# DL Blocks



## snake (Jan 25, 2015)

I have always done my rack pulls out of the rack but the bars end up bending and I have to put the weight down easy. So I figured I would get an 8"x12"x16" CMU fill it with concrete and see how it works. I drilled the ends and attached a cable as a handle, glued a piece of an old yoga mat on the top and done! Trouble is the freakers weigh about 80 lbs each so the handle were a good idea.


----------



## deadlift666 (Jan 25, 2015)

Nice work, snake.


----------



## HydroEJP88 (Jan 25, 2015)

Lemme know how they hold up. I want to make some blocks but not sure if I want to weld up something or what


----------



## heavydeads83 (Jan 25, 2015)

looks awesome man.  if we don't pull out of the rack,  we have some 2" 2x2 pads we just stack on top of eachother but that looks good.  nice work buddy.


----------



## stonetag (Jan 26, 2015)

Nice Snake. A guy could probably fab and weld up some boxes using some 2" angle at probably a third of the weight. It all works in the end!


----------



## SFGiants (Jan 26, 2015)

Horse stable mats and wooded blocks will be lighter on you.

I don't do much block work as my lockout is fine it's off the floor I need more work on but I would never pull above the knees.

For me at about 6 foot 4'' and under blocks are best.

http://articles.elitefts.com/training-articles/partial-movement-training-for-the-deadlift/

Pin Pulls

To pull from the pins, you use a power rack. The pins should be set at the height you want to start pulling from and the bar sits on the pins. Then simply pull your deadlifts as usual.

When pulling from pins, there’s a very high likelihood that you will bend a bar at some point. So, don’t use your best bar for this movement.

Block Pulls

To pull from blocks you’ll need some wood that is cut to the height that you wish to pull your partial deadlifts from. Unlike pin pulls, the plates rest on the blocks at the start (as opposed to the bar resting on the pins).

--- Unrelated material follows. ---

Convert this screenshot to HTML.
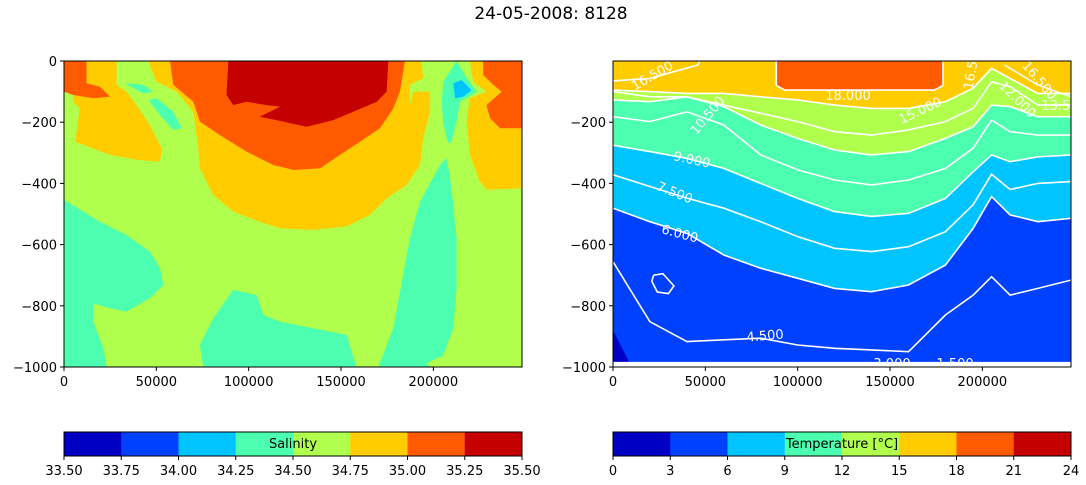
<!DOCTYPE html>
<html><head><meta charset="utf-8"><style>
html,body{margin:0;padding:0;background:#fff;}
svg{display:block;font-family:"DejaVu Sans","Liberation Sans",sans-serif;}
</style></head><body>
<svg id="fig" width="1086" height="485" viewBox="0 0 1086 485" xmlns="http://www.w3.org/2000/svg">
<text x="551" y="19" font-size="17" text-anchor="middle">24-05-2008: 8128</text>
<defs>
<clipPath id="clipL"><rect x="64" y="61" width="458" height="306"/></clipPath>
<clipPath id="clipR"><rect x="613" y="61" width="458" height="306"/></clipPath>
</defs>
<g id="left"></g>
<g id="right"></g>
<g id="cbars"></g>
</svg>
<script>
const NS="http://www.w3.org/2000/svg";
const COLORS=['#0000c4','#0040ff','#00c4ff','#4cffb0','#b0ff4c','#ffcc00','#ff5a00','#c40000'];
const xTicks=[0,50000,100000,150000,200000];
const yTicksL=[0,-200,-400,-600,-800,-1000];
const yTicksR=[-200,-400,-600,-800,-1000];
const salLevels=['33.50','33.75','34.00','34.25','34.50','34.75','35.00','35.25','35.50'];
const tempLevels=['0','3','6','9','12','15','18','21','24'];
// salinity regions: [x(km), depth(m)] pairs, colour index
const salYellowMain=[[45.6,0],[50.1,68],[61,100],[70,166],[72.7,285],[73.6,351],[80.8,438],[91.7,492],[106,525],[117,547],[135,552],[153,541],[165.7,503],[174.7,449],[185.5,405],[192.7,340],[194.5,253],[198.2,166],[198.2,100],[189.1,100],[187.3,144],[187.3,78],[194.5,57],[193.6,0]];
const salYellowLeft=[[5,133],[8.6,155],[6,264],[24.9,307],[39.3,323],[52,329],[52.9,285],[46.5,209],[39.3,144],[33.9,100],[28.5,78],[28.5,0],[12.2,0],[12.2,73],[19.5,84],[24.9,117],[15.9,122],[5,111]];
const salYellowRight=[[219.8,0],[221.6,68],[228.8,100],[219.8,122],[218,198],[219.8,307],[225.2,394],[228.8,421],[248,416],[248,0]];
const salOrangeMain=[[57.4,0],[59.2,78],[70,133],[73.6,198],[84.4,242],[98.9,296],[113.3,340],[124.2,356],[138.6,351],[149.4,307],[160.3,264],[171.1,220],[178.3,155],[181.9,100],[184.6,0]];
const salOrangeLeft=[[0,0],[12.2,0],[12.2,73],[19.5,84],[24.9,117],[15.9,122],[5,111],[0,100]];
const salOrangeRight=[[227,0],[227,46],[232.5,78],[237,100],[228.8,144],[230.7,187],[236.1,220],[248,220],[248,0]];
const salRed=[[89,0],[88,111],[91.7,144],[98.9,133],[109.7,144],[117,149],[106,182],[115.1,193],[131.4,215],[145.8,193],[156.6,166],[169.3,133],[174.7,100],[175.6,0]];
const salAquaBL=[[0,454],[19.5,525],[33.9,569],[46.5,623],[52,677],[53.8,732],[46.5,775],[33.9,819],[24.9,808],[15.9,792],[15.9,852],[21.3,939],[23.1,1000],[0,1000]];
const salAquaBM=[[75.4,1000],[73.6,928],[80.8,841],[91.7,748],[104.3,765],[107.9,830],[117,852],[153,895],[158.4,1000]];
const salAquaR=[[170.2,1000],[178.3,873],[187.3,579],[192.7,460],[203.6,340],[207.2,318],[209.9,416],[212.6,579],[212.6,743],[210.8,873],[205.4,961],[196.4,988],[198.2,1000]];
const salAquaTop=[[205.4,68],[212.6,0],[217.1,46],[223.4,100],[214.4,133],[212.6,198],[209.9,264],[208.1,269],[205.4,209],[204.5,133]];
const salAquaS1=[[46.5,127],[50.1,122],[59.2,166],[63.7,220],[59.2,225],[52,176],[46.5,133]];
const salAquaS2=[[33,73],[42.9,78],[48.3,100],[42.9,106]];
const salBlue=[[210.8,73],[215.3,62],[220.7,95],[216.2,117],[211.7,122]];
// temperature section: shared x positions (km) and contour depths (m)
const tempX=[0,20,40,60,80,100,120,140,160,180,195,205,215,230,248];
const t15=[95,100,106,106,117,127,144,155,155,133,89,24,57,106,106];
const t13_5=[100,117,117,144,171,198,231,242,225,198,155,68,84,144,144];
const t12=[127,133,117,149,209,253,291,307,296,253,215,144,149,182,182];
const t10_5=[182,198,166,209,307,356,389,405,389,351,285,193,231,242,242];
const t9=[275,296,318,351,400,449,492,508,498,449,362,307,329,313,307];
const t7_5=[372,410,448,481,525,574,612,623,607,558,470,370,420,400,394];
const t6=[481,525,563,634,677,710,743,754,732,667,547,443,503,525,514];
const t4_5=[656,852,917,911,906,928,939,944,950,830,765,705,765,743,716];
const t16_5L=[[0,65],[20,57],[33,35],[46,13],[47,0]];
const t16_5R=[[212,13],[230,78],[248,117]];
const t18=[[88.4,0],[88.4,80],[93,95],[174,95],[178.7,80],[178.7,0]];
const tLoop=[[22,700],[27,695],[33,735],[30,760],[24,755],[21,720]];
const tDark=[[0,880],[10,1000],[0,1000]];

function mk(tag,attrs,parent){const e=document.createElementNS(NS,tag);for(const k in attrs)e.setAttribute(k,attrs[k]);parent.appendChild(e);return e;}
const XMAX=248000;
function axX(x0){return v=>x0+v/XMAX*458;}
function axY(d){return 61+d/1000*306;}
function poly(pts,sx,parent,fill,name){
  const p=mk('polygon',{points:pts.map(q=>sx(q[0]*1000).toFixed(1)+','+axY(q[1]).toFixed(1)).join(' '),fill:fill},parent);
  
  
  return p;
}
function axes(g,x0,sx,yt,name){
  mk('rect',{x:x0,y:61,width:458,height:306,fill:'none',stroke:'#000','stroke-width':1},g);
  xTicks.forEach(v=>{const x=sx(v);mk('line',{x1:x,y1:367,x2:x,y2:371,stroke:'#000'},g);
    const t=mk('text',{x:x,y:386,'font-size':13,'text-anchor':'middle'},g);t.textContent=String(v);
    
    });
  yt.forEach(v=>{const y=axY(-v);mk('line',{x1:x0-4,y1:y,x2:x0,y2:y,stroke:'#000'},g);
    const t=mk('text',{x:x0-7,y:y+5,'font-size':13,'text-anchor':'end'},g);t.textContent=v<0?'\u2212'+(-v):String(v);
    
    });
}
// LEFT
(function(){
  const g=document.getElementById('left');const sx=axX(64);
  const c=mk('g',{'clip-path':'url(#clipL)'},g);
  mk('rect',{x:64,y:61,width:458,height:306,fill:COLORS[4]},c);
  poly(salYellowMain,sx,c,COLORS[5],'salinity-region-34.75');
  poly(salYellowLeft,sx,c,COLORS[5],'salinity-region-34.75');
  poly(salYellowRight,sx,c,COLORS[5],'salinity-region-34.75');
  poly(salOrangeMain,sx,c,COLORS[6],'salinity-region-35.00');
  poly(salOrangeLeft,sx,c,COLORS[6],'salinity-region-35.00');
  poly(salOrangeRight,sx,c,COLORS[6],'salinity-region-35.00');
  poly(salRed,sx,c,COLORS[7],'salinity-region-35.25');
  [salAquaBL,salAquaBM,salAquaR,salAquaTop,salAquaS1,salAquaS2].forEach(a=>poly(a,sx,c,COLORS[3],'salinity-region-34.25'));
  poly(salBlue,sx,c,COLORS[2],'salinity-region-34.00');
  axes(g,64,sx,yTicksL,'salinity');
})();
// RIGHT
(function(){
  const g=document.getElementById('right');const sx=axX(613);
  const c=mk('g',{'clip-path':'url(#clipR)'},g);
  mk('rect',{x:613,y:61,width:458,height:306,fill:COLORS[5]},c);
  const band=(arr,col,name)=>{const pts=tempX.map((k,i)=>[k,arr[i]]);pts.push([248,1000],[0,1000]);poly(pts,sx,c,col,name);};
  band(t15,COLORS[4],'temperature-band-12-15');
  band(t12,COLORS[3],'temperature-band-9-12');
  band(t9,COLORS[2],'temperature-band-6-9');
  band(t6,COLORS[1],'temperature-band-3-6');
  poly(tDark,sx,c,COLORS[0],'temperature-band-0-3');
  poly(t18,sx,c,COLORS[6],'temperature-band-18-21');
  mk('rect',{x:613,y:axY(988),width:458,height:10,fill:'#fff'},c);
  const line=(pts,name)=>{const l=mk('polyline',{points:pts.map(q=>sx(q[0]*1000).toFixed(1)+','+axY(q[1]).toFixed(1)).join(' '),fill:'none',stroke:'#fff','stroke-width':1.6},c);
    
    };
  [[t15,'15'],[t13_5,'13.5'],[t12,'12'],[t10_5,'10.5'],[t9,'9'],[t7_5,'7.5'],[t6,'6'],[t4_5,'4.5']].forEach(a=>line(tempX.map((k,i)=>[k,a[0][i]]),'contour-line-'+a[1]));
  line(t16_5L,'contour-line-16.5');line(t16_5R,'contour-line-16.5');line(t18,'contour-line-18');
  line(tLoop.concat([tLoop[0]]),'contour-line-4.5-loop');
  line([[0,986],[248,986]],'contour-line-1.5');
  const labs=[['16.500',652,80,-30],['18.000',848,100,0],['10.500',707,120,-50],['15.000',920,115,-25],['9.000',692,164,12],['7.500',675,197,22],['6.000',680,238,15],['4.500',765,340,-5],['3.000',892,368,0],['1.500',955,368,0],['0.000',725,372,0],['12.000',1018,104,45],['16.500',1040,85,50],['13.50',1060,110,0],['16.5',970,80,-80]];
  labs.forEach(l=>{const t=mk('text',{x:l[1],y:l[2],'font-size':13,fill:'#fff','text-anchor':'middle',transform:'rotate('+l[3]+' '+l[1]+' '+(l[2]-5)+')'},c);t.textContent=l[0];
    
    });
  axes(g,613,sx,yTicksR,'temperature');
})();
// COLORBARS
function cbar(x0,levels,label,name){
  const g=document.getElementById('cbars');const w=458/8;
  COLORS.forEach((col,i)=>{const r=mk('rect',{x:x0+i*w,y:432,width:w+0.5,height:24,fill:col},g);
    
    });
  mk('rect',{x:x0,y:432,width:458,height:24,fill:'none',stroke:'#000'},g);
  levels.forEach((v,i)=>{const x=x0+i*w;mk('line',{x1:x,y1:456,x2:x,y2:460,stroke:'#000'},g);
    const t=mk('text',{x:x,y:475,'font-size':13,'text-anchor':'middle'},g);t.textContent=v;
    
    });
  const t=mk('text',{x:x0+229,y:448,'font-size':13,'text-anchor':'middle'},g);t.textContent=label;
  
  
}
cbar(64,salLevels,'Salinity','salinity-colorbar');
cbar(613,tempLevels,'Temperature [\u00b0C]','temperature-colorbar');
</script>
</body></html>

Pulling from blocks feels more like pulling from the floor, than when you pull from the pins. This is because the bar flexes the same way as it does when pulling from the floor, as it does pulling from blocks.

Pulling from Mats

This is the same as pulling from blocks, but you use rubber mats instead of wooden blocks. There is one advantage to pulling from mats and that is if you buy a stack of mats that are 1 or 21 inches thick, it’s very easy to pull from different heights (by varying how many mats you use).

The disadvantage of using mats is that when the weight get really heavy, they can compress. So you end up pulling through a slightly increased range of motion as your sets get heavier.


Some stuff to consider

Pulling from above the knee is basically a waste of time if your biggest goal is to improve your deadlift from the floor. The trouble with pulling from above the knee is that it becomes an ego stroke. Pulling from above the knee will let you lift way above your max and this can negatively affect your CNS and recovery.

Don’t pile a ton of weight on the bar and pull wildly, getting the weight up however you can.

Film the pull. Make sure the body position you were in to pull the short partial resembles where you would be at that point of a pull from the floor. Put simply, this will not carry over well to your deadlift from the floor.

Whether you pull from pins, blocks or mats; pull from varying heights at the knee or below.


----------



## snake (Jan 26, 2015)

Shit SFG that sums up all I knew and what I just found out. I wish I did this sooner. 

My pulls are at 8" which gives me a height below the patella tendon with the bar. I only have one lift in with these but you're right on how it feels more like off the floor. I do try to be in the same position at the start of my block pull as were I would be in a full pull. I am think about adding a polish off set from the floor just to get the motion together.


----------



## AlphaD (Jan 26, 2015)

Looks good Snake.  Good work.  I know your old ass needs it to be up higher......You cant bend over like when you were in your 20's.....


----------



## snake (Jan 27, 2015)

AlphaD said:


> Looks good Snake.  Good work.  I know your old ass needs it to be up higher......You cant bend over like when you were in your 20's.....



Hay, I'll have you know I bend over with the best of them....Don't think that came out right! lol


----------